As I struggled toward the end of our long trip, I talked here a few times about the need to figure out how to take care of myself in order to be my best. In a standard-diet environment, it's all too easy for me to end up underfed, with unfortunately predictable and unfortunately ugly consequences. It shouldn't be as hard as it is, but sometimes it just seems impossible! As I mentioned
in the previous post, I'm backed up in my head a couple posts, some still about our time in England, and they have somewhat to do with answering this need. But since it was just Thanksgiving, I'm going to skip ahead to the almost-present!
One easiest way of taking care of things to be my best is to bring my own - make and bring plenty of good food that will be enjoyed by everyone. This is Alaska in the wintertime, and the selection of produce is not enormous. We also had only just got home, so I didn't have any lead time to prepare fancy things. So, I kept it simple, but hopefully, appetizing!
This is a salad of mandolined red delicious apples and fennel, with walnuts and pomegranate and a simple lime juice-balsamic vinegar dressing with a bit of olive oil.
This salad is spinach and watercress, with pea and lentil sprouts and avocado. The dressing, which didn't turn out exactly as I'd have liked, was half a big carrot, two tablespoons of almond butter, dash of apple cider vinegar, smoked paprika, oregano, nutritional yeast, a clove of garlic all blended together with the addition of a little salt and a little olive oil. This needs some serious tweaking! It wasn't tart enough, for one thing, and there was too much oregano.
There were all kinds of nibbles while we waited for the main spread to be ready: with apple slices and almonds available in addition to the cheese ball and shrimp, etc, even I was covered! I had a small-to-medium portion of the two above salads and nothing else on my plate for the main meal, drawing some surprise about how little was on my plate. But my appetite is pretty small really, and I can't eat much in one go. Dessert was yet to come and I still went to bed plenty full when all the courses were gone through!
Part one of the chia-ful thanksgiving:
I brought along this 'nog' to share. It was a creamy almond-sesame-brazil milk with xylitol and lecithin, with lots of nutmeg, cinnamon, ginger, vanilla bean, and a little turmeric for color, with two tablespoons soaked chia seeds blended in. I added a tiny bit of whisky: most people added a lot more when they drank it! It was very yummy, but next time I wouldn't use sesame. In fact, if I'd thought it out, I wouldn't have this time! It clashes with the nutmeg.
Does anyone else ever do that?
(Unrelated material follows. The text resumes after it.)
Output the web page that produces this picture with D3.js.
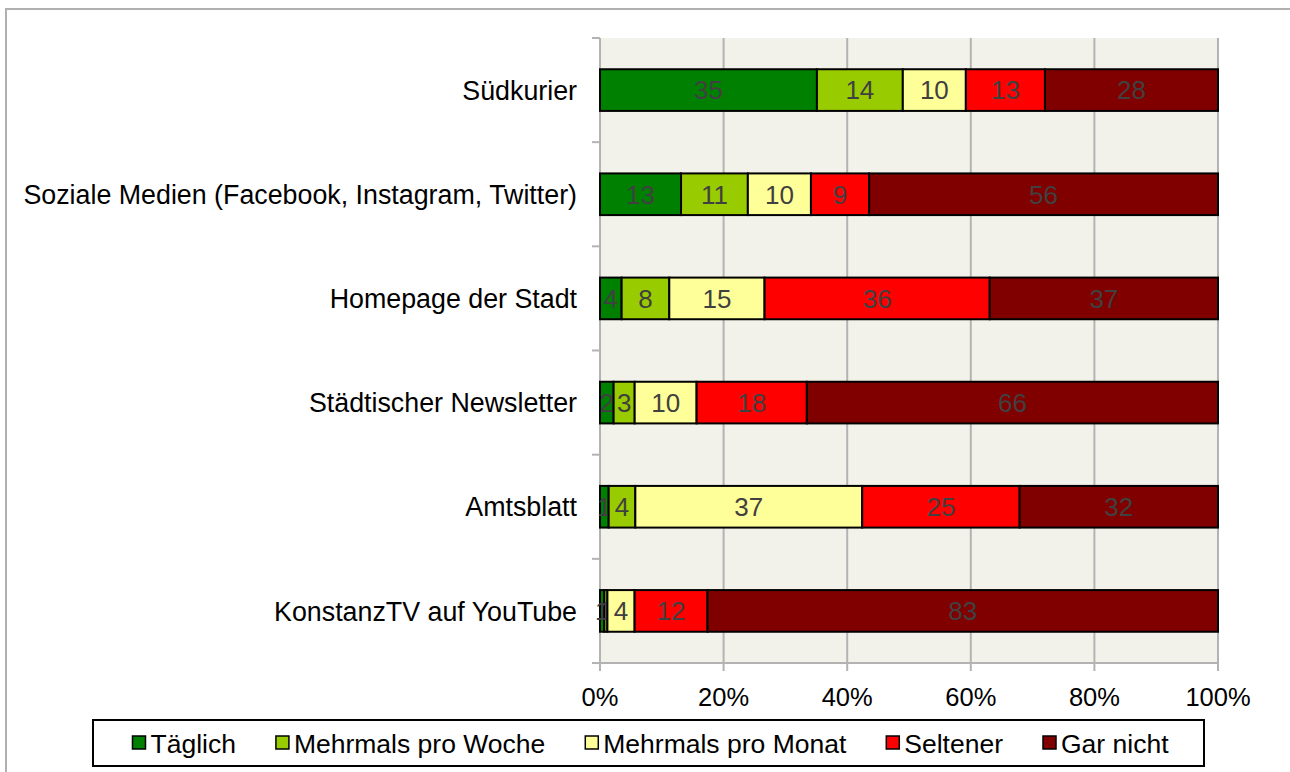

Know somewhere in your brain that something won't be a good combination, but go ahead and make it, and only realize that you already knew it wouldn't be best after actually tasting it?
Next time, I also think that I'd use something other than the chia (whose seeds can be a little scratchy) for thickness - I know it's time for me to get some irish moss to try soon.
Part two of the chia-ful cheer: raw, no-sugar pecan pie. It's the right-most pie in the spread below at our friends' home.
The crust was golden flax meal, pecans, shredded coconut (about a cup of coconut and half a cup each of flax and pecans), 2 tablespoons xylitol, cinnamon, a little water, coconut oil. The filling was two cups of chia-sweet (chia gel made with stevia and spices: in this case, cinnamon and ginger) and a cup of soaked pecans. Really got the Vita-Mix working with that! Added some lecithin, xylitol, some more spices. A soft, puddingy kind of texture that didn't ooze too much at room temperature. I thought it worked quite well.
We brought lots of after dinner mints but I also made a batch of
my own peppermint bark with some chocolate flavor extract in it.
It's a half batch, still with its odd whitish sheen from setting up in the freezer. No one else even tasted it, they were too busy with the chocolates, but I was glad to have a nibble too, although it wasn't the best I've ever made it. A little too much chocolate extract and too little peppermint.
I feel like I've been pretty critical of what I fixed for yesterday: a lot of things didn't turn out exactly as I'd have liked. And of course, most things I was 'winging,' as always. But I think that considering we'd only just gotten home the night before, it was an ok success story. Mostly, I'm grateful to have such understanding friends and family, and to get to spend such good quality times with them.
Can you let it go when you prepare something and it doesn't turn out just right? Happy winter weekend to all!